» Job:
Pictures do not belong in the copy, so please give every entry below again exactly.

» Supplied entries:
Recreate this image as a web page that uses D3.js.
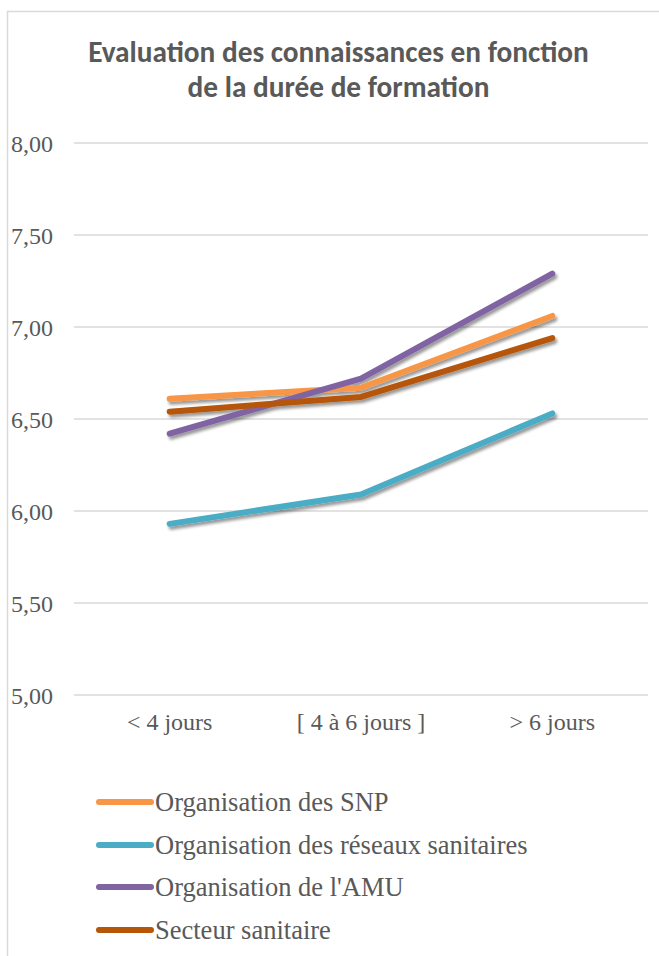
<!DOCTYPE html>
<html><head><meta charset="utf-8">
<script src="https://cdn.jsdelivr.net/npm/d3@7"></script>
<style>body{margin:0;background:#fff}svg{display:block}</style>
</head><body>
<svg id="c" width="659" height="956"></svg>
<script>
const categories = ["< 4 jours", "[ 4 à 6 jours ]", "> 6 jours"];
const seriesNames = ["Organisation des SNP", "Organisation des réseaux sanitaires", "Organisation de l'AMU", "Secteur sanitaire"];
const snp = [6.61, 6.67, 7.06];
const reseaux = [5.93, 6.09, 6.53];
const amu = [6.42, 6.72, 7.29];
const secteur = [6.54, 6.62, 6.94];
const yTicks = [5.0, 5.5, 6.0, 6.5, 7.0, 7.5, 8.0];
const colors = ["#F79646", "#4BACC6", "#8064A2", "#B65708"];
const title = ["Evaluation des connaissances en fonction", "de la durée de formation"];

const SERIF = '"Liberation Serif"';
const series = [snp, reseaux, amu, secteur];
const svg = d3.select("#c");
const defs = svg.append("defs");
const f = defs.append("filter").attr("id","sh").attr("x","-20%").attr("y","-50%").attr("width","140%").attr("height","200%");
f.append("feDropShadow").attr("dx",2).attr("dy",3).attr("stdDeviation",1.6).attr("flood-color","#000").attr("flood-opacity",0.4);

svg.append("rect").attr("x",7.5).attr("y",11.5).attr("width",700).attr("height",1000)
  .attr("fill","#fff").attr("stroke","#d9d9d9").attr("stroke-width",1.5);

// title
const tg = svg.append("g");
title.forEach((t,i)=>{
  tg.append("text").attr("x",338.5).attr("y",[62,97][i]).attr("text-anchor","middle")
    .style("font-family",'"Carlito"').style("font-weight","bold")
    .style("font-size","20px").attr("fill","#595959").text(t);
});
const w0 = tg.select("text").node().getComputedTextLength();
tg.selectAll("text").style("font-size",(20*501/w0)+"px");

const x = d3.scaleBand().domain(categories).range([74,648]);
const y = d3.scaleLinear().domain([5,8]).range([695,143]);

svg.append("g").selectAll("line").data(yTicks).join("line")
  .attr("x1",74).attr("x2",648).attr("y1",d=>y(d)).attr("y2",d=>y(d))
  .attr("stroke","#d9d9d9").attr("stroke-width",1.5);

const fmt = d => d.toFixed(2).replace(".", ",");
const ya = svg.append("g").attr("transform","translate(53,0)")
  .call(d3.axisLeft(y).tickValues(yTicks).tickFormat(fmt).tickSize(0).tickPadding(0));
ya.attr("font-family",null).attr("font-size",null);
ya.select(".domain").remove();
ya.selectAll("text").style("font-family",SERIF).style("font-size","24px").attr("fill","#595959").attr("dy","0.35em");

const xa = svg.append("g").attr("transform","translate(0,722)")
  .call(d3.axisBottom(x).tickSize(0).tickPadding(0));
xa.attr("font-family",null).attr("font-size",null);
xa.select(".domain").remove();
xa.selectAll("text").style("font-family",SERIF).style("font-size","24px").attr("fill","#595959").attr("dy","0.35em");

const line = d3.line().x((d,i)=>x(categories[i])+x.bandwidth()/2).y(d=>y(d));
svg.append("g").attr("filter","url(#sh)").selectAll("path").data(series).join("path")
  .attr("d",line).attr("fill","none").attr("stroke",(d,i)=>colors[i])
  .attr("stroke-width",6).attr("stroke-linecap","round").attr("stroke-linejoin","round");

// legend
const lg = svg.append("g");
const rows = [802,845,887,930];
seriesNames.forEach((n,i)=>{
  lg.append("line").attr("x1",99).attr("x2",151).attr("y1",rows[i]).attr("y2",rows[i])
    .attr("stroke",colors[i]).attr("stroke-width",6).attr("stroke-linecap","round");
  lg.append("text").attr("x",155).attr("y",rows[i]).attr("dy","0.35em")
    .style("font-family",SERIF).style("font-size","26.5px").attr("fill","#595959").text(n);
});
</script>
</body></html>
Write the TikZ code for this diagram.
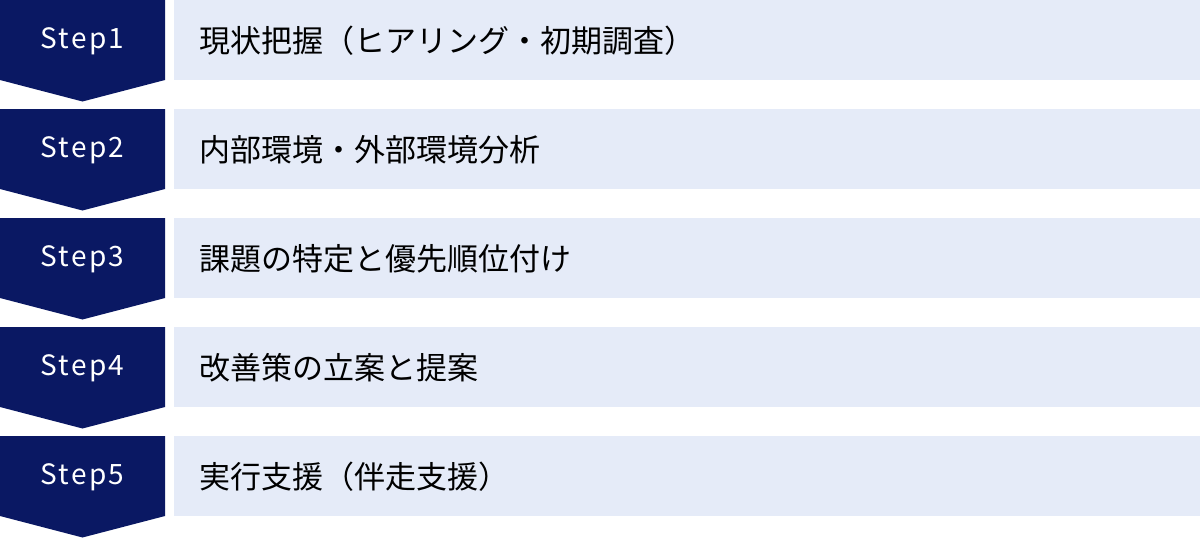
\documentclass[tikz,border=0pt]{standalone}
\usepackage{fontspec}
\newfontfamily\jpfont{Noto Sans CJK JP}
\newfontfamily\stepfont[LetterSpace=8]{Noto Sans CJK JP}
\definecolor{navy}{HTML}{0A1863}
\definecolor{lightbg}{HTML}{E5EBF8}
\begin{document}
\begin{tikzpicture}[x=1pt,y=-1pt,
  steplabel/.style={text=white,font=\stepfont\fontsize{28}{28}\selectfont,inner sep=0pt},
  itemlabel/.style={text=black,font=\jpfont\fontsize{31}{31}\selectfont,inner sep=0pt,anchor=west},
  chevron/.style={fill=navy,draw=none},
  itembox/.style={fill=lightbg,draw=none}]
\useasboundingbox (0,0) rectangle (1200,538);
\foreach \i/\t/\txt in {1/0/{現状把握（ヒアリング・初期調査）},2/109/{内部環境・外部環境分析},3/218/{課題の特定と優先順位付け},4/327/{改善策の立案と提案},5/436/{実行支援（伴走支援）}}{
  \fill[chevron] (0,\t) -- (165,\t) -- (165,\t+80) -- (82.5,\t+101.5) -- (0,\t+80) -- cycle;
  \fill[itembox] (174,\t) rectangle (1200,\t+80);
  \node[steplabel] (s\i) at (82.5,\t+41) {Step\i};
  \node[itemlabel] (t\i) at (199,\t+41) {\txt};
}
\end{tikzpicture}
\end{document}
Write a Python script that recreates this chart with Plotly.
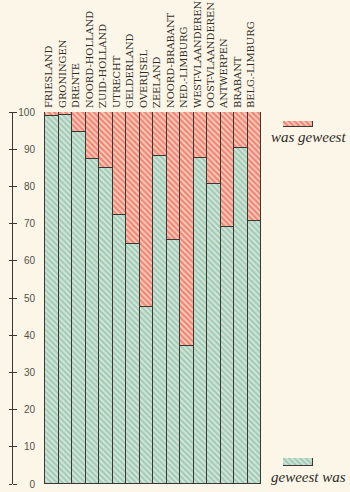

» Response to this exercise:
Recreate this image as a web page that uses D3.js.
<!DOCTYPE html>
<html><head><meta charset="utf-8">
<script src="https://cdn.jsdelivr.net/npm/d3@7"></script>
<style>body{margin:0;background:#fff}svg{display:block}</style>
</head><body>
<svg id="c" width="659" height="956"></svg>
<script>
const categories = ["< 4 jours", "[ 4 à 6 jours ]", "> 6 jours"];
const seriesNames = ["Organisation des SNP", "Organisation des réseaux sanitaires", "Organisation de l'AMU", "Secteur sanitaire"];
const snp = [6.61, 6.67, 7.06];
const reseaux = [5.93, 6.09, 6.53];
const amu = [6.42, 6.72, 7.29];
const secteur = [6.54, 6.62, 6.94];
const yTicks = [5.0, 5.5, 6.0, 6.5, 7.0, 7.5, 8.0];
const colors = ["#F79646", "#4BACC6", "#8064A2", "#B65708"];
const title = ["Evaluation des connaissances en fonction", "de la durée de formation"];

const SERIF = '"Liberation Serif"';
const series = [snp, reseaux, amu, secteur];
const svg = d3.select("#c");
const defs = svg.append("defs");
const f = defs.append("filter").attr("id","sh").attr("x","-20%").attr("y","-50%").attr("width","140%").attr("height","200%");
f.append("feDropShadow").attr("dx",2).attr("dy",3).attr("stdDeviation",1.6).attr("flood-color","#000").attr("flood-opacity",0.4);

svg.append("rect").attr("x",7.5).attr("y",11.5).attr("width",700).attr("height",1000)
  .attr("fill","#fff").attr("stroke","#d9d9d9").attr("stroke-width",1.5);

// title
const tg = svg.append("g");
title.forEach((t,i)=>{
  tg.append("text").attr("x",338.5).attr("y",[62,97][i]).attr("text-anchor","middle")
    .style("font-family",'"Carlito"').style("font-weight","bold")
    .style("font-size","20px").attr("fill","#595959").text(t);
});
const w0 = tg.select("text").node().getComputedTextLength();
tg.selectAll("text").style("font-size",(20*501/w0)+"px");

const x = d3.scaleBand().domain(categories).range([74,648]);
const y = d3.scaleLinear().domain([5,8]).range([695,143]);

svg.append("g").selectAll("line").data(yTicks).join("line")
  .attr("x1",74).attr("x2",648).attr("y1",d=>y(d)).attr("y2",d=>y(d))
  .attr("stroke","#d9d9d9").attr("stroke-width",1.5);

const fmt = d => d.toFixed(2).replace(".", ",");
const ya = svg.append("g").attr("transform","translate(53,0)")
  .call(d3.axisLeft(y).tickValues(yTicks).tickFormat(fmt).tickSize(0).tickPadding(0));
ya.attr("font-family",null).attr("font-size",null);
ya.select(".domain").remove();
ya.selectAll("text").style("font-family",SERIF).style("font-size","24px").attr("fill","#595959").attr("dy","0.35em");

const xa = svg.append("g").attr("transform","translate(0,722)")
  .call(d3.axisBottom(x).tickSize(0).tickPadding(0));
xa.attr("font-family",null).attr("font-size",null);
xa.select(".domain").remove();
xa.selectAll("text").style("font-family",SERIF).style("font-size","24px").attr("fill","#595959").attr("dy","0.35em");

const line = d3.line().x((d,i)=>x(categories[i])+x.bandwidth()/2).y(d=>y(d));
svg.append("g").attr("filter","url(#sh)").selectAll("path").data(series).join("path")
  .attr("d",line).attr("fill","none").attr("stroke",(d,i)=>colors[i])
  .attr("stroke-width",6).attr("stroke-linecap","round").attr("stroke-linejoin","round");

// legend
const lg = svg.append("g");
const rows = [802,845,887,930];
seriesNames.forEach((n,i)=>{
  lg.append("line").attr("x1",99).attr("x2",151).attr("y1",rows[i]).attr("y2",rows[i])
    .attr("stroke",colors[i]).attr("stroke-width",6).attr("stroke-linecap","round");
  lg.append("text").attr("x",155).attr("y",rows[i]).attr("dy","0.35em")
    .style("font-family",SERIF).style("font-size","26.5px").attr("fill","#595959").text(n);
});
</script>
</body></html>
Write the TikZ code for this diagram.
\documentclass[tikz,border=0pt]{standalone}
\usepackage{fontspec}
\newfontfamily\jpfont{Noto Sans CJK JP}
\newfontfamily\stepfont[LetterSpace=8]{Noto Sans CJK JP}
\definecolor{navy}{HTML}{0A1863}
\definecolor{lightbg}{HTML}{E5EBF8}
\begin{document}
\begin{tikzpicture}[x=1pt,y=-1pt,
  steplabel/.style={text=white,font=\stepfont\fontsize{28}{28}\selectfont,inner sep=0pt},
  itemlabel/.style={text=black,font=\jpfont\fontsize{31}{31}\selectfont,inner sep=0pt,anchor=west},
  chevron/.style={fill=navy,draw=none},
  itembox/.style={fill=lightbg,draw=none}]
\useasboundingbox (0,0) rectangle (1200,538);
\foreach \i/\t/\txt in {1/0/{現状把握（ヒアリング・初期調査）},2/109/{内部環境・外部環境分析},3/218/{課題の特定と優先順位付け},4/327/{改善策の立案と提案},5/436/{実行支援（伴走支援）}}{
  \fill[chevron] (0,\t) -- (165,\t) -- (165,\t+80) -- (82.5,\t+101.5) -- (0,\t+80) -- cycle;
  \fill[itembox] (174,\t) rectangle (1200,\t+80);
  \node[steplabel] (s\i) at (82.5,\t+41) {Step\i};
  \node[itemlabel] (t\i) at (199,\t+41) {\txt};
}
\end{tikzpicture}
\end{document}
Write a Python script that recreates this chart with Plotly.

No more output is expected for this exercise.